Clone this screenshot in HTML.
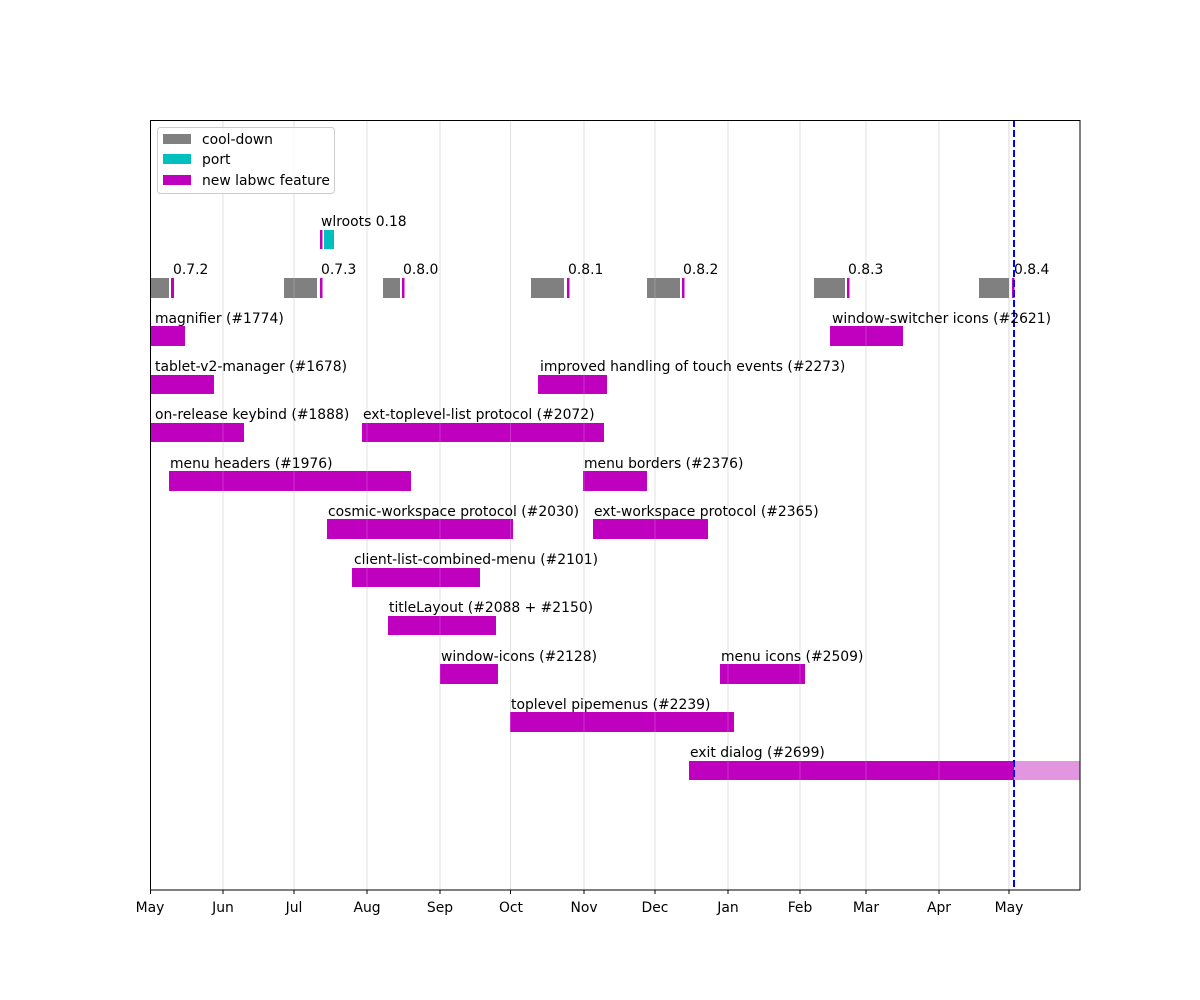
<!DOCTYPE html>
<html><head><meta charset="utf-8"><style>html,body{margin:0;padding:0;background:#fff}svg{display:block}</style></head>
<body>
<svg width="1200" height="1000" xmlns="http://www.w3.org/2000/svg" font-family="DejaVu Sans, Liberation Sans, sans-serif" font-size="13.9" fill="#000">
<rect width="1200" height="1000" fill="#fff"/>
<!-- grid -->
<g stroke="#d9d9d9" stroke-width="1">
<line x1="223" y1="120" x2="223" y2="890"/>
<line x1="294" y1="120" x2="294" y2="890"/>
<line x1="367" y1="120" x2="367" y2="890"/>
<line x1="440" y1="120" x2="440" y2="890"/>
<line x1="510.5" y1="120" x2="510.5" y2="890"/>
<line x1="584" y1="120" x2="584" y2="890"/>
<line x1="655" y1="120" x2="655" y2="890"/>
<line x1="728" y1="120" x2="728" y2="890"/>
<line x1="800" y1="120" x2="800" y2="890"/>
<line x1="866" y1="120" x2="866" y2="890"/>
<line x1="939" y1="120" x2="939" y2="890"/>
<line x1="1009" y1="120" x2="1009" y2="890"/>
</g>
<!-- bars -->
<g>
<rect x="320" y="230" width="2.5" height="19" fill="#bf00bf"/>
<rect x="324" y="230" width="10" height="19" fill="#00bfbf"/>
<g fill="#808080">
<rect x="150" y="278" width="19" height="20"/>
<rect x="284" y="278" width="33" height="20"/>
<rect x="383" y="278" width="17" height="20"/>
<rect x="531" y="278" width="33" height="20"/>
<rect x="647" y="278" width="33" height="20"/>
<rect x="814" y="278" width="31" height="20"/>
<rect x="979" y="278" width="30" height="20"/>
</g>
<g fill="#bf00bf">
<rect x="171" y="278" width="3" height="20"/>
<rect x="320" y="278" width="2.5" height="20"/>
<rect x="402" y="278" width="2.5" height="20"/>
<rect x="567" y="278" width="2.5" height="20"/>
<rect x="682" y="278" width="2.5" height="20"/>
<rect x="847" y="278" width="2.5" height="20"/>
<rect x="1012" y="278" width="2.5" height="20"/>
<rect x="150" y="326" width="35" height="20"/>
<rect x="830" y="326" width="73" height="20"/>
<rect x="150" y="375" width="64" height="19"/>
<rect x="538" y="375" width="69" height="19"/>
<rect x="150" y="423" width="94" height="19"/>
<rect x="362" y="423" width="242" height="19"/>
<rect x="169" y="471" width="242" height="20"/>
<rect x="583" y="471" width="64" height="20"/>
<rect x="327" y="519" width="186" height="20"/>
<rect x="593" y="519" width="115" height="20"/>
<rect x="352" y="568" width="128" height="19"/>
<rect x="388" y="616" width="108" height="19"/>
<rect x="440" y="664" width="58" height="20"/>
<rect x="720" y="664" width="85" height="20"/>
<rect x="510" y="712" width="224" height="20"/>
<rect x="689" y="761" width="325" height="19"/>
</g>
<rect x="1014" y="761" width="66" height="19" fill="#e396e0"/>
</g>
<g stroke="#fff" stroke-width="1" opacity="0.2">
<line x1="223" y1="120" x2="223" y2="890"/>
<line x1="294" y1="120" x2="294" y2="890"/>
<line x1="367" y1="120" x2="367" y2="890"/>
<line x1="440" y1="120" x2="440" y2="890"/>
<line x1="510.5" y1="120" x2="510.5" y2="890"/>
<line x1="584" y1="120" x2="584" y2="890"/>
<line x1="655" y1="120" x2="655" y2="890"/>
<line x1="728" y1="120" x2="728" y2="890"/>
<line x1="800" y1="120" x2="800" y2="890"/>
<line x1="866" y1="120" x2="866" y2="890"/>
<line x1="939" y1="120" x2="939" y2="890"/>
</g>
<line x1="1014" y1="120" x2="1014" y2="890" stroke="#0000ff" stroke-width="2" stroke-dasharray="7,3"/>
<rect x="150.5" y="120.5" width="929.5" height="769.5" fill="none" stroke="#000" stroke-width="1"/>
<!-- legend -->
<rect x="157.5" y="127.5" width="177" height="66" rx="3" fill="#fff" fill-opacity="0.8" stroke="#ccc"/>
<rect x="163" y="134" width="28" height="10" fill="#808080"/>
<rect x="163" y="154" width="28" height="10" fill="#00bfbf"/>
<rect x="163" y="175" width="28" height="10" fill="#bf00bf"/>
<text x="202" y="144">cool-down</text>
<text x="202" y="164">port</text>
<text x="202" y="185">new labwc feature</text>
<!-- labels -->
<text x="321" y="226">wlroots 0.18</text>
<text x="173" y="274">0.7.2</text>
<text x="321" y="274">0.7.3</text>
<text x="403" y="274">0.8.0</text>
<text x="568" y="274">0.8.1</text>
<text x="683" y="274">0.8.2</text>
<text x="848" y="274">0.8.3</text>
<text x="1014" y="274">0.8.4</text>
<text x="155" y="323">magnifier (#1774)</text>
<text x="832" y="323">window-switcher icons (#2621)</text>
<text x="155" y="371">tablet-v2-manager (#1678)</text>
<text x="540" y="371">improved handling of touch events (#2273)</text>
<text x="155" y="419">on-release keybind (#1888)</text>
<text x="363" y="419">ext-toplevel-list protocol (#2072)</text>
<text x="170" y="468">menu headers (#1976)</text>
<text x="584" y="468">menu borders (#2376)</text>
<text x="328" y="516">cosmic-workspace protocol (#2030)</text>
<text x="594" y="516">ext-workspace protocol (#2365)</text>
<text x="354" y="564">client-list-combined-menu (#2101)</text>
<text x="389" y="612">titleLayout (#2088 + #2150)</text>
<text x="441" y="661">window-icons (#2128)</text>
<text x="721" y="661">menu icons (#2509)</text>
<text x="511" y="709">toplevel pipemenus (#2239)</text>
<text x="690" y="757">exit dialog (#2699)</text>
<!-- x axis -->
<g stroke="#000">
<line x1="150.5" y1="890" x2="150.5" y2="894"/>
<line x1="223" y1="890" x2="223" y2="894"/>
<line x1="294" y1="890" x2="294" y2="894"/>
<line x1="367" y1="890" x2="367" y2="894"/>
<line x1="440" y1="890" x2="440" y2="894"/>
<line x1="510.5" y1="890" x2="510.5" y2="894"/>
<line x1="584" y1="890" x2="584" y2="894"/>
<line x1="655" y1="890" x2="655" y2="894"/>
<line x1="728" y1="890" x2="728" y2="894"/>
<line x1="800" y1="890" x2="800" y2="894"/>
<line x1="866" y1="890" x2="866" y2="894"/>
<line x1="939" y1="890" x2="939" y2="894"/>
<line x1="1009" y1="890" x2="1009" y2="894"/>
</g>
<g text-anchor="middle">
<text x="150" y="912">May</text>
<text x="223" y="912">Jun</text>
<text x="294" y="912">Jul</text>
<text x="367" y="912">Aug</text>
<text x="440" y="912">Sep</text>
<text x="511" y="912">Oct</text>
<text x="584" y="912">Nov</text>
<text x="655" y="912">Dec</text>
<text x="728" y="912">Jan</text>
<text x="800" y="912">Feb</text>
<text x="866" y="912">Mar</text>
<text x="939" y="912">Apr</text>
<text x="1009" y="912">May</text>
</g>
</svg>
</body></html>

SET TASK
Keep the pictures out of the copy and write out the data exactly as it stands.

PROBLEM SOLUTION
Clone this screenshot in HTML.
<!DOCTYPE html>
<html><head><meta charset="utf-8"><style>html,body{margin:0;padding:0;background:#fff}svg{display:block}</style></head>
<body>
<svg width="1200" height="1000" xmlns="http://www.w3.org/2000/svg" font-family="DejaVu Sans, Liberation Sans, sans-serif" font-size="13.9" fill="#000">
<rect width="1200" height="1000" fill="#fff"/>
<!-- grid -->
<g stroke="#d9d9d9" stroke-width="1">
<line x1="223" y1="120" x2="223" y2="890"/>
<line x1="294" y1="120" x2="294" y2="890"/>
<line x1="367" y1="120" x2="367" y2="890"/>
<line x1="440" y1="120" x2="440" y2="890"/>
<line x1="510.5" y1="120" x2="510.5" y2="890"/>
<line x1="584" y1="120" x2="584" y2="890"/>
<line x1="655" y1="120" x2="655" y2="890"/>
<line x1="728" y1="120" x2="728" y2="890"/>
<line x1="800" y1="120" x2="800" y2="890"/>
<line x1="866" y1="120" x2="866" y2="890"/>
<line x1="939" y1="120" x2="939" y2="890"/>
<line x1="1009" y1="120" x2="1009" y2="890"/>
</g>
<!-- bars -->
<g>
<rect x="320" y="230" width="2.5" height="19" fill="#bf00bf"/>
<rect x="324" y="230" width="10" height="19" fill="#00bfbf"/>
<g fill="#808080">
<rect x="150" y="278" width="19" height="20"/>
<rect x="284" y="278" width="33" height="20"/>
<rect x="383" y="278" width="17" height="20"/>
<rect x="531" y="278" width="33" height="20"/>
<rect x="647" y="278" width="33" height="20"/>
<rect x="814" y="278" width="31" height="20"/>
<rect x="979" y="278" width="30" height="20"/>
</g>
<g fill="#bf00bf">
<rect x="171" y="278" width="3" height="20"/>
<rect x="320" y="278" width="2.5" height="20"/>
<rect x="402" y="278" width="2.5" height="20"/>
<rect x="567" y="278" width="2.5" height="20"/>
<rect x="682" y="278" width="2.5" height="20"/>
<rect x="847" y="278" width="2.5" height="20"/>
<rect x="1012" y="278" width="2.5" height="20"/>
<rect x="150" y="326" width="35" height="20"/>
<rect x="830" y="326" width="73" height="20"/>
<rect x="150" y="375" width="64" height="19"/>
<rect x="538" y="375" width="69" height="19"/>
<rect x="150" y="423" width="94" height="19"/>
<rect x="362" y="423" width="242" height="19"/>
<rect x="169" y="471" width="242" height="20"/>
<rect x="583" y="471" width="64" height="20"/>
<rect x="327" y="519" width="186" height="20"/>
<rect x="593" y="519" width="115" height="20"/>
<rect x="352" y="568" width="128" height="19"/>
<rect x="388" y="616" width="108" height="19"/>
<rect x="440" y="664" width="58" height="20"/>
<rect x="720" y="664" width="85" height="20"/>
<rect x="510" y="712" width="224" height="20"/>
<rect x="689" y="761" width="325" height="19"/>
</g>
<rect x="1014" y="761" width="66" height="19" fill="#e396e0"/>
</g>
<g stroke="#fff" stroke-width="1" opacity="0.2">
<line x1="223" y1="120" x2="223" y2="890"/>
<line x1="294" y1="120" x2="294" y2="890"/>
<line x1="367" y1="120" x2="367" y2="890"/>
<line x1="440" y1="120" x2="440" y2="890"/>
<line x1="510.5" y1="120" x2="510.5" y2="890"/>
<line x1="584" y1="120" x2="584" y2="890"/>
<line x1="655" y1="120" x2="655" y2="890"/>
<line x1="728" y1="120" x2="728" y2="890"/>
<line x1="800" y1="120" x2="800" y2="890"/>
<line x1="866" y1="120" x2="866" y2="890"/>
<line x1="939" y1="120" x2="939" y2="890"/>
</g>
<line x1="1014" y1="120" x2="1014" y2="890" stroke="#0000ff" stroke-width="2" stroke-dasharray="7,3"/>
<rect x="150.5" y="120.5" width="929.5" height="769.5" fill="none" stroke="#000" stroke-width="1"/>
<!-- legend -->
<rect x="157.5" y="127.5" width="177" height="66" rx="3" fill="#fff" fill-opacity="0.8" stroke="#ccc"/>
<rect x="163" y="134" width="28" height="10" fill="#808080"/>
<rect x="163" y="154" width="28" height="10" fill="#00bfbf"/>
<rect x="163" y="175" width="28" height="10" fill="#bf00bf"/>
<text x="202" y="144">cool-down</text>
<text x="202" y="164">port</text>
<text x="202" y="185">new labwc feature</text>
<!-- labels -->
<text x="321" y="226">wlroots 0.18</text>
<text x="173" y="274">0.7.2</text>
<text x="321" y="274">0.7.3</text>
<text x="403" y="274">0.8.0</text>
<text x="568" y="274">0.8.1</text>
<text x="683" y="274">0.8.2</text>
<text x="848" y="274">0.8.3</text>
<text x="1014" y="274">0.8.4</text>
<text x="155" y="323">magnifier (#1774)</text>
<text x="832" y="323">window-switcher icons (#2621)</text>
<text x="155" y="371">tablet-v2-manager (#1678)</text>
<text x="540" y="371">improved handling of touch events (#2273)</text>
<text x="155" y="419">on-release keybind (#1888)</text>
<text x="363" y="419">ext-toplevel-list protocol (#2072)</text>
<text x="170" y="468">menu headers (#1976)</text>
<text x="584" y="468">menu borders (#2376)</text>
<text x="328" y="516">cosmic-workspace protocol (#2030)</text>
<text x="594" y="516">ext-workspace protocol (#2365)</text>
<text x="354" y="564">client-list-combined-menu (#2101)</text>
<text x="389" y="612">titleLayout (#2088 + #2150)</text>
<text x="441" y="661">window-icons (#2128)</text>
<text x="721" y="661">menu icons (#2509)</text>
<text x="511" y="709">toplevel pipemenus (#2239)</text>
<text x="690" y="757">exit dialog (#2699)</text>
<!-- x axis -->
<g stroke="#000">
<line x1="150.5" y1="890" x2="150.5" y2="894"/>
<line x1="223" y1="890" x2="223" y2="894"/>
<line x1="294" y1="890" x2="294" y2="894"/>
<line x1="367" y1="890" x2="367" y2="894"/>
<line x1="440" y1="890" x2="440" y2="894"/>
<line x1="510.5" y1="890" x2="510.5" y2="894"/>
<line x1="584" y1="890" x2="584" y2="894"/>
<line x1="655" y1="890" x2="655" y2="894"/>
<line x1="728" y1="890" x2="728" y2="894"/>
<line x1="800" y1="890" x2="800" y2="894"/>
<line x1="866" y1="890" x2="866" y2="894"/>
<line x1="939" y1="890" x2="939" y2="894"/>
<line x1="1009" y1="890" x2="1009" y2="894"/>
</g>
<g text-anchor="middle">
<text x="150" y="912">May</text>
<text x="223" y="912">Jun</text>
<text x="294" y="912">Jul</text>
<text x="367" y="912">Aug</text>
<text x="440" y="912">Sep</text>
<text x="511" y="912">Oct</text>
<text x="584" y="912">Nov</text>
<text x="655" y="912">Dec</text>
<text x="728" y="912">Jan</text>
<text x="800" y="912">Feb</text>
<text x="866" y="912">Mar</text>
<text x="939" y="912">Apr</text>
<text x="1009" y="912">May</text>
</g>
</svg>
</body></html>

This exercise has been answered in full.